▶ **Problem to work on**
Leave out the pictures and set down exactly the lines from the start of the listing through the one with "(0,0) rectangle (580,479);", both included.

⟨

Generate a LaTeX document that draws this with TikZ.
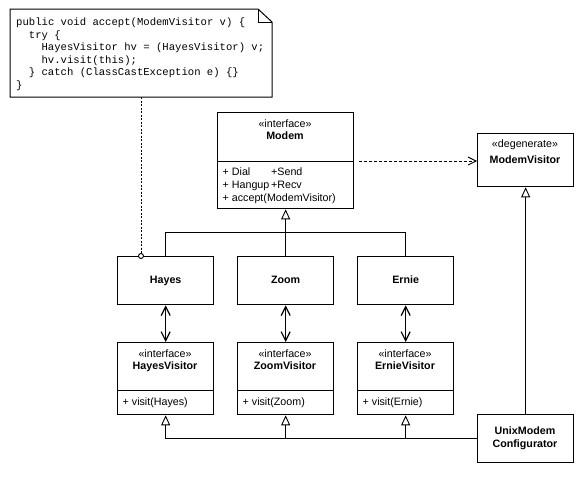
\documentclass[tikz,border=0pt]{standalone}
\usepackage{fontspec}
\setmainfont{Liberation Sans}
\newfontfamily\codefont{Liberation Mono}
\usetikzlibrary{arrows.meta}
\begin{document}
\begin{tikzpicture}[x=1pt,y=-1pt,
  box/.style={draw, line width=1.3pt, inner sep=0pt, anchor=north west},
  divider/.style={line width=0.8pt},
  txt/.style={inner sep=0pt, anchor=base, font=\fontsize{10.7}{12}\selectfont},
  ltxt/.style={txt, anchor=base west},
  btxt/.style={txt, font=\fontsize{10.7}{12}\selectfont\bfseries},
  code/.style={inner sep=0pt, anchor=base west, font=\codefont\fontsize{10.6}{12}\selectfont},
  conn/.style={line width=0.9pt},
  inh/.style={conn, -{Triangle[open, width=9pt, length=10pt, line width=0.9pt]}},
  nav/.style={line width=1.6pt, {Straight Barb[width=9pt,length=9pt,line width=1.2pt]}-{Straight Barb[width=9pt,length=9pt,line width=1.2pt]}},
  dep/.style={line width=0.9pt, dash pattern=on 3pt off 2pt, -{Straight Barb[width=8pt,length=8pt,line width=0.9pt]}},
  notelink/.style={line width=0.9pt, dash pattern=on 2pt off 1.5pt},
]
\useasboundingbox (0,0) rectangle (580,479);

% note
\draw[line width=1pt, fill=white] (10,9) -- (258,9) -- (272,22) -- (272,97) -- (10,97) -- cycle;
\draw[line width=1pt] (258,9) -- (258,22) -- (272,22);
\node[code] (c1) at (16,25.5) {public void accept(ModemVisitor v) \{};
\node[code] (c2) at (28.7,38.1) {try \{};
\node[code] (c3) at (41.4,50.7) {HayesVisitor hv = (HayesVisitor) v;};
\node[code] (c4) at (41.4,63.3) {hv.visit(this);};
\node[code] (c5) at (28.7,75.9) {\} catch (ClassCastException e) \{\}};
\node[code] (c6) at (16,88.5) {\}};

% Modem
\node[box, minimum width=136pt, minimum height=96pt] (modem) at (217,112) {};
\draw[divider] (217,161) -- (353,161);
\node[txt] (modemst) at (285,127.5) {«interface»};
\node[btxt] (modemnm) at (285,139) {Modem};
\node[ltxt] (m1) at (222.5,175) {+ Dial};
\node[ltxt] (m2) at (271,175) {+Send};
\node[ltxt] (m3) at (222.5,188) {+ Hangup};
\node[ltxt] (m4) at (271,188) {+Recv};
\node[ltxt] (m5) at (222.5,201) {+ accept(ModemVisitor)};

% ModemVisitor
\node[box, minimum width=96pt, minimum height=53pt] (mv) at (477,133) {};
\node[txt] (mvst) at (525,147.5) {«degenerate»};
\node[btxt] (mvnm) at (525,163.3) {ModemVisitor};

% Modem implementations
\node[box, minimum width=96pt, minimum height=48pt] (hayes) at (117,256) {};
\node[btxt] at (hayes.center) [yshift=-3.3pt] {Hayes};
\node[box, minimum width=96pt, minimum height=48pt] (zoom) at (237,256) {};
\node[btxt] at (zoom.center) [yshift=-3.3pt] {Zoom};
\node[box, minimum width=96pt, minimum height=48pt] (ernie) at (357,256) {};
\node[btxt] at (ernie.center) [yshift=-3.3pt] {Ernie};

% visitors
\node[box, minimum width=96pt, minimum height=72pt] (hv) at (117,342) {};
\draw[divider] (117,390) -- (213,390);
\node[txt] at (165,357.5) {«interface»};
\node[btxt] at (165,369) {HayesVisitor};
\node[ltxt] at (122.5,405) {+ visit(Hayes)};

\node[box, minimum width=96pt, minimum height=72pt] (zv) at (237,342) {};
\draw[divider] (237,390) -- (333,390);
\node[txt] at (285,357.5) {«interface»};
\node[btxt] at (285,369) {ZoomVisitor};
\node[ltxt] at (242.5,405) {+ visit(Zoom)};

\node[box, minimum width=96pt, minimum height=72pt] (ev) at (357,342) {};
\draw[divider] (357,390) -- (453,390);
\node[txt] at (405,357.5) {«interface»};
\node[btxt] at (405,369) {ErnieVisitor};
\node[ltxt] at (362.5,405) {+ visit(Ernie)};

% configurator
\node[box, minimum width=96pt, minimum height=48pt] (umc) at (477,414) {};
\node[btxt] at (525,434.7) {UnixModem};
\node[btxt] at (525,447.3) {Configurator};

% connectors
\draw[inh] (zoom.north) -- (modem.south);
\draw[conn] (hayes.north) -- ++(0,-24) -| (ernie.north);

\coordinate (dstart) at (359,161);
\draw[dep] (dstart) -- (dstart -| mv.west);

\draw[nav] (hayes.south) -- (hv.north);
\draw[nav] (zoom.south) -- (zv.north);
\draw[nav] (ernie.south) -- (ev.north);

\draw[inh] (umc.north) -- (mv.south);

\coordinate (b1) at (hv.south |- umc.west);
\coordinate (b2) at (zv.south |- umc.west);
\coordinate (b3) at (ev.south |- umc.west);
\draw[inh] (b1) -- (hv.south);
\draw[inh] (b2) -- (zv.south);
\draw[inh] (b3) -- (ev.south);
\draw[conn] (b1) -- (b2);
\draw[line width=1.6pt] (b2) -- (umc.west);

% note link
\coordinate (notebot) at (141,97);
\node[circle, draw, line width=0.9pt, fill=white, inner sep=0pt, minimum size=5pt] (hcirc) at (141,256) {};
\draw[notelink] (notebot) -- (hcirc);
\end{tikzpicture}
\end{document}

⟩

▶ **Written reply**
Generate a LaTeX document that draws this with TikZ.
\documentclass[tikz,border=0pt]{standalone}
\usepackage{fontspec}
\setmainfont{Liberation Sans}
\newfontfamily\codefont{Liberation Mono}
\usetikzlibrary{arrows.meta}
\begin{document}
\begin{tikzpicture}[x=1pt,y=-1pt,
  box/.style={draw, line width=1.3pt, inner sep=0pt, anchor=north west},
  divider/.style={line width=0.8pt},
  txt/.style={inner sep=0pt, anchor=base, font=\fontsize{10.7}{12}\selectfont},
  ltxt/.style={txt, anchor=base west},
  btxt/.style={txt, font=\fontsize{10.7}{12}\selectfont\bfseries},
  code/.style={inner sep=0pt, anchor=base west, font=\codefont\fontsize{10.6}{12}\selectfont},
  conn/.style={line width=0.9pt},
  inh/.style={conn, -{Triangle[open, width=9pt, length=10pt, line width=0.9pt]}},
  nav/.style={line width=1.6pt, {Straight Barb[width=9pt,length=9pt,line width=1.2pt]}-{Straight Barb[width=9pt,length=9pt,line width=1.2pt]}},
  dep/.style={line width=0.9pt, dash pattern=on 3pt off 2pt, -{Straight Barb[width=8pt,length=8pt,line width=0.9pt]}},
  notelink/.style={line width=0.9pt, dash pattern=on 2pt off 1.5pt},
]
\useasboundingbox (0,0) rectangle (580,479);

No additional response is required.